<<<<

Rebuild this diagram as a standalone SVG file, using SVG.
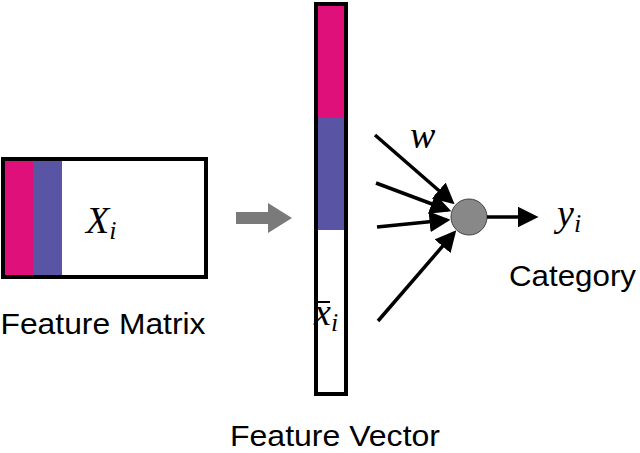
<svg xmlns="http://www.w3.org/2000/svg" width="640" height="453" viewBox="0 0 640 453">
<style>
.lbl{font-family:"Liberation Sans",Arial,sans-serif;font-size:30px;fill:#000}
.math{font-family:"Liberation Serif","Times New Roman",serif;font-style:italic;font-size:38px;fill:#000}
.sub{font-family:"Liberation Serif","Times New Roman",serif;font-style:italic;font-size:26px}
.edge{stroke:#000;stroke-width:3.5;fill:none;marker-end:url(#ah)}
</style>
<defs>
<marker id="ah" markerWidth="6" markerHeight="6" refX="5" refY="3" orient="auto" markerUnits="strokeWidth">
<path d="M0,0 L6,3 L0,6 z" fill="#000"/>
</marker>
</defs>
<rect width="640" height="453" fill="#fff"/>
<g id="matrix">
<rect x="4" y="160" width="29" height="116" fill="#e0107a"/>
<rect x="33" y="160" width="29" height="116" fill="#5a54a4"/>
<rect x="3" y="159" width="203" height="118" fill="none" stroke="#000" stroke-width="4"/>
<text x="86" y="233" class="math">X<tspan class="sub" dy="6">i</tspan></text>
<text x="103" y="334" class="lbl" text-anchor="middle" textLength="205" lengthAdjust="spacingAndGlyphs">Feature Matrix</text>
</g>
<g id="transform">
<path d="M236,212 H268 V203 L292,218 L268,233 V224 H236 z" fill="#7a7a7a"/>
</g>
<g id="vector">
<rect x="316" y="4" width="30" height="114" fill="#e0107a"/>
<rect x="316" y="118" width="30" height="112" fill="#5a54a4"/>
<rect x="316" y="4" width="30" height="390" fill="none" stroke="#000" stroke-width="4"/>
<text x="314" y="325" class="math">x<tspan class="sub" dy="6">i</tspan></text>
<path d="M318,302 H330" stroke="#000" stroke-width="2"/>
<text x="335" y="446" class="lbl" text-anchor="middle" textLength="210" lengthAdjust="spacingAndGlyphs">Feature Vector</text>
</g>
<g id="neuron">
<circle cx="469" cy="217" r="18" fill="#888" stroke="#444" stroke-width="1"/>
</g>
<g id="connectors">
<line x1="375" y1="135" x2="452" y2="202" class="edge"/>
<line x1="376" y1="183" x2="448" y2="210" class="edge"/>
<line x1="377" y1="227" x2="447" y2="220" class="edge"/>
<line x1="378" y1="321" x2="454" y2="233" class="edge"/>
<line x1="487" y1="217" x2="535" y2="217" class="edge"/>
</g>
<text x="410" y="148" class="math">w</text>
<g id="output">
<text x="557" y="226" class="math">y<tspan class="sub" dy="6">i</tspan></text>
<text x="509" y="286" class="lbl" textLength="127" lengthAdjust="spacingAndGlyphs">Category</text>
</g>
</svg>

>>>>
<<<<

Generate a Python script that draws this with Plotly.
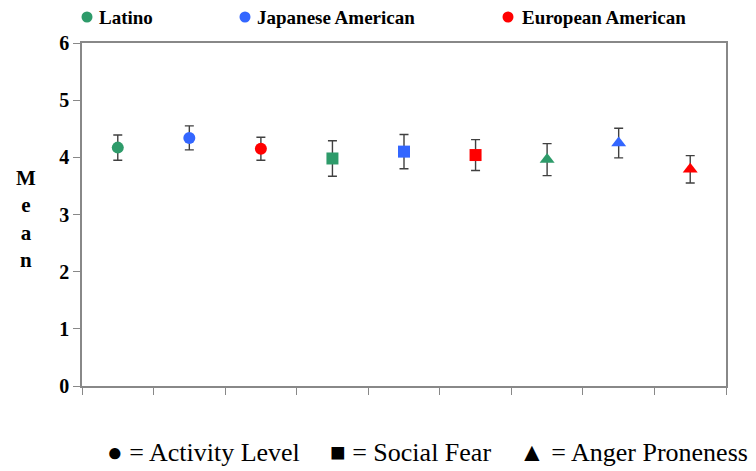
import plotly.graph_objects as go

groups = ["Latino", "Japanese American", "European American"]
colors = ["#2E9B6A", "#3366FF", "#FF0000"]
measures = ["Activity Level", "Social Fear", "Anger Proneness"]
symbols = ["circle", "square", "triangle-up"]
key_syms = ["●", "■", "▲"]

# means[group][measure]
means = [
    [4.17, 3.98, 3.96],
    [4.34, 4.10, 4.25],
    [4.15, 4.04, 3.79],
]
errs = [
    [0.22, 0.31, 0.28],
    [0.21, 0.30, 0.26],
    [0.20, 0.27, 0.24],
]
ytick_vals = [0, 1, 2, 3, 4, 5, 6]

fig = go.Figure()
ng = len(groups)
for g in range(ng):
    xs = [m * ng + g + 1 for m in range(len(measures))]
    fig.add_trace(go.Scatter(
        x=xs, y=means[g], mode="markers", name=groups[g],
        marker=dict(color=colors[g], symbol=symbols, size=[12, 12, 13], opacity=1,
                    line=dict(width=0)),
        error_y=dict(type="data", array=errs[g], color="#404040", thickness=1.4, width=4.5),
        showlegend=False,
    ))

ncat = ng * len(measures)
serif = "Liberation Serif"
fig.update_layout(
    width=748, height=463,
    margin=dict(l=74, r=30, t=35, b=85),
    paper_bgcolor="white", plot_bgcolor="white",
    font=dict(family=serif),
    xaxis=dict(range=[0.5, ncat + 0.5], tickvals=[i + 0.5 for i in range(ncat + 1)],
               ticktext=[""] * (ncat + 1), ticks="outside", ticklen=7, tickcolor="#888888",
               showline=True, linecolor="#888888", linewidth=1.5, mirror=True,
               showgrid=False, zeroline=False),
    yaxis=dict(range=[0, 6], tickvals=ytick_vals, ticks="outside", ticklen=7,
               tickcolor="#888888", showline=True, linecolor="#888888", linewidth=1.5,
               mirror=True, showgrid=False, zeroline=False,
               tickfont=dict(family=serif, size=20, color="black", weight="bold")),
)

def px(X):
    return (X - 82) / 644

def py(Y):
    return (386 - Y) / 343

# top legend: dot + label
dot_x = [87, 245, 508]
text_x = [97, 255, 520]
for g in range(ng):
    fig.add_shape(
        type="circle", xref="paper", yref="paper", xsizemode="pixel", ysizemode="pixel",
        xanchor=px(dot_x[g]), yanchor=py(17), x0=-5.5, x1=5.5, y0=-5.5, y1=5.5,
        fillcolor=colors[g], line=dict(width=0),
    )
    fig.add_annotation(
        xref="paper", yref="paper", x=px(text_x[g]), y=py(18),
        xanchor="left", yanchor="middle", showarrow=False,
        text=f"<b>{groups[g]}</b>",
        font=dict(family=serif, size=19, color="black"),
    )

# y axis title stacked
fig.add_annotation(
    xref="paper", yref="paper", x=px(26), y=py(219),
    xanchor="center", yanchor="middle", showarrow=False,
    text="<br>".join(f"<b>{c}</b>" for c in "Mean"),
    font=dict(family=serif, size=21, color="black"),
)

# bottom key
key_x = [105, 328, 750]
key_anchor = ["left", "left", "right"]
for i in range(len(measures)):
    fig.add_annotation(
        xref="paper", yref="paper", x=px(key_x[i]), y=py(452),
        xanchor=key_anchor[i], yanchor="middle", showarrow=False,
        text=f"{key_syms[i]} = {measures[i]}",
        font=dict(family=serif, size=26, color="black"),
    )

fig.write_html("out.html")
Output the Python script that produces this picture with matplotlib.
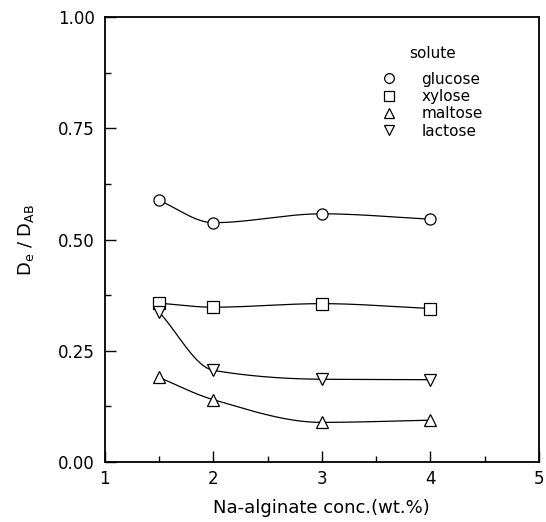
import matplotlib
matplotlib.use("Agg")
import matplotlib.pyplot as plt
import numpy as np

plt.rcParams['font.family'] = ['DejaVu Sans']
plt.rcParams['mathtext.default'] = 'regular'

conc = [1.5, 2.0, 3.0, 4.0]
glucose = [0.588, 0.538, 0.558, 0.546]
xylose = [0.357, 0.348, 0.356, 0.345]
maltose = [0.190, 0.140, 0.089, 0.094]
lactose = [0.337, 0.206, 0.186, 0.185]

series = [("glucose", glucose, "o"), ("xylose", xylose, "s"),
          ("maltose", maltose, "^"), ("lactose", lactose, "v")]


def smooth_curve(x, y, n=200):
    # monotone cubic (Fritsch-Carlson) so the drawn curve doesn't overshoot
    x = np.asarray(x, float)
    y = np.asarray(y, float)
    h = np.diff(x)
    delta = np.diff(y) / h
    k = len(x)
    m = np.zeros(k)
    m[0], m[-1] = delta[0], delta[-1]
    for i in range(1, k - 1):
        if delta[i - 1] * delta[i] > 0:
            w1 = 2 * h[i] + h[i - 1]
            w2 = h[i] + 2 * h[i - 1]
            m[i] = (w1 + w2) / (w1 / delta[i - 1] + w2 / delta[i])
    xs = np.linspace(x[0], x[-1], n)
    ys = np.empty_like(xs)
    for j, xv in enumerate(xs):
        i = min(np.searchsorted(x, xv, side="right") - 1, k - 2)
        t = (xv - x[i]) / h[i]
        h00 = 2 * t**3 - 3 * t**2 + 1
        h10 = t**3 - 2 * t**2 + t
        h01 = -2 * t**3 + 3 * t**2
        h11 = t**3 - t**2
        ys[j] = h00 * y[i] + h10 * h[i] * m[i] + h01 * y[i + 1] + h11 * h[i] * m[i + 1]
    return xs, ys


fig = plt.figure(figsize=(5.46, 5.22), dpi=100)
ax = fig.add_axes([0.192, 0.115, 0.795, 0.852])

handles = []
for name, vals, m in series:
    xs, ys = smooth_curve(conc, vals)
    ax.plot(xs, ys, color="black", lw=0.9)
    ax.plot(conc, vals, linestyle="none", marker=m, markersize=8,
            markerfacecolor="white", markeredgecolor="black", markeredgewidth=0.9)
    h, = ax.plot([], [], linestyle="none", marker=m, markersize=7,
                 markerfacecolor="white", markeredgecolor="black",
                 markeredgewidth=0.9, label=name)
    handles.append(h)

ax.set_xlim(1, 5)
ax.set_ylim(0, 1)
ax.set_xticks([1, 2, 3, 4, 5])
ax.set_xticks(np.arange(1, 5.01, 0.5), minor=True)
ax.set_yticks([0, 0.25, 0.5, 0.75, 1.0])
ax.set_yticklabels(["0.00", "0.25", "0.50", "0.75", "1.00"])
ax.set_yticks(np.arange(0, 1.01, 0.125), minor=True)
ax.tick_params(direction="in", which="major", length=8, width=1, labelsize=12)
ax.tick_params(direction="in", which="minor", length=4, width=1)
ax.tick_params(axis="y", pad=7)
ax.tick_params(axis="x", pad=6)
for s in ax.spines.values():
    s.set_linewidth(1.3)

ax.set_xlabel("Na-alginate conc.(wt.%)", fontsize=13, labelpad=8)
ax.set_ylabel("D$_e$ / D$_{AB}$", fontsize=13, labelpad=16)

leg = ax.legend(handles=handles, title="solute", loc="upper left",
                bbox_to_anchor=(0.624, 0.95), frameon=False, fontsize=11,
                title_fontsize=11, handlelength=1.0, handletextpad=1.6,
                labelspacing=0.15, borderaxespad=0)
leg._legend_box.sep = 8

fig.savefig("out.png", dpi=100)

>>>>

Using the data above, copy exactly the lines from the one containing "Output the Python" to the one containing "ax = fig.add_axes([0.192, 0.115, 0.795, 0.852])", inclusive. Exclude the pictures.

> **Exercise solution**:
Output the Python script that produces this picture with matplotlib.
import matplotlib
matplotlib.use("Agg")
import matplotlib.pyplot as plt
import numpy as np

plt.rcParams['font.family'] = ['DejaVu Sans']
plt.rcParams['mathtext.default'] = 'regular'

conc = [1.5, 2.0, 3.0, 4.0]
glucose = [0.588, 0.538, 0.558, 0.546]
xylose = [0.357, 0.348, 0.356, 0.345]
maltose = [0.190, 0.140, 0.089, 0.094]
lactose = [0.337, 0.206, 0.186, 0.185]

series = [("glucose", glucose, "o"), ("xylose", xylose, "s"),
          ("maltose", maltose, "^"), ("lactose", lactose, "v")]


def smooth_curve(x, y, n=200):
    # monotone cubic (Fritsch-Carlson) so the drawn curve doesn't overshoot
    x = np.asarray(x, float)
    y = np.asarray(y, float)
    h = np.diff(x)
    delta = np.diff(y) / h
    k = len(x)
    m = np.zeros(k)
    m[0], m[-1] = delta[0], delta[-1]
    for i in range(1, k - 1):
        if delta[i - 1] * delta[i] > 0:
            w1 = 2 * h[i] + h[i - 1]
            w2 = h[i] + 2 * h[i - 1]
            m[i] = (w1 + w2) / (w1 / delta[i - 1] + w2 / delta[i])
    xs = np.linspace(x[0], x[-1], n)
    ys = np.empty_like(xs)
    for j, xv in enumerate(xs):
        i = min(np.searchsorted(x, xv, side="right") - 1, k - 2)
        t = (xv - x[i]) / h[i]
        h00 = 2 * t**3 - 3 * t**2 + 1
        h10 = t**3 - 2 * t**2 + t
        h01 = -2 * t**3 + 3 * t**2
        h11 = t**3 - t**2
        ys[j] = h00 * y[i] + h10 * h[i] * m[i] + h01 * y[i + 1] + h11 * h[i] * m[i + 1]
    return xs, ys


fig = plt.figure(figsize=(5.46, 5.22), dpi=100)
ax = fig.add_axes([0.192, 0.115, 0.795, 0.852])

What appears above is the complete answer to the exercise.